Originally a member of the 1970s rock band The Tubes, Welnick joined the Grateful Dead after longest-serving keyboard player Brent Mydland died in 1990 of a drug overdose.
Previously, pianist Keith Godchaux died in a car accident in 1980, a year after he left the band, and founding vocalist and keyboard player Ron "Pigpen" McKernan died in 1973 of a gastrointestinal hemorrhage.
In an extension of the band's "curse of the keyboard player," Scott Larned, cofounder and keyboard player for the nationally-touring Grateful Dead tribute band Dark Star Orchestra, died last year of a heart attack.
But life goes on in the music industry, especially for Taylor Hicks.

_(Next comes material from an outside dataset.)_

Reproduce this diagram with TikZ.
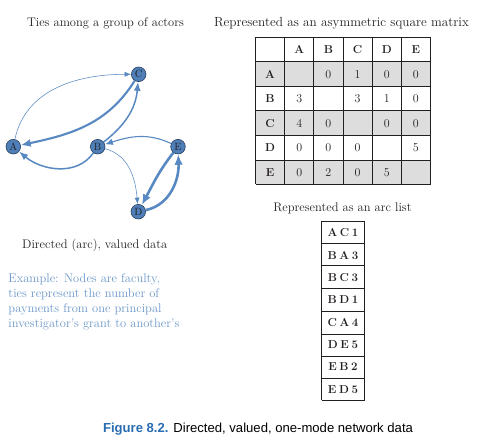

The gray-haired crooner has taken step two on his American Idol-fueled career, signing the record contract that comes with winning the hit show.
Hicks inked a pact with music mogul Clive Davis in conjunction with 19 Recordings Unlimited, the label managed by AI creator Simon Fuller.
The 29-year-old Alabama native's recording of two songs -- Do I Make You Proud, which he performed in the show's finale, and a soulful cover of the Doobie Brothers classic Takin' It to the Streets -- will be released in stores and through digital outlets on June 13.
With Davis' guidance, Hicks is expected to release a full-length album later this year.
In a recent interview, Davis, who has molded the careers of previous Idol winners, said he thinks Hicks has charisma and a unique singing style that will help him establish his pop audience.
"He definitely has his own sound," Davis said. "He does have that gift, you know who it is when you hear him."
While Hicks had to earn his fame, Paris Hilton and Nicole Richie didn't. And they haven't been wearing it well.
Those hoping that the new season of television series The Simple Life will supply the answer to what is really behind their infamous feud are going to be disappointed -- but the former friends do toss a few dishy darts at one another.
The reality-style series, which shows how inept the two "celebutantes" can be in everyday situations, like when it comes to doing real work, returned Sunday night on US cable television.
Hilton characterizes the two as ``complete opposites.''
"I'm the nice one, she's the evil one," the baby-voiced blonde says. "Some people change when they think they're a star or something and some people stay the same. I've always been the same and she's definitely not."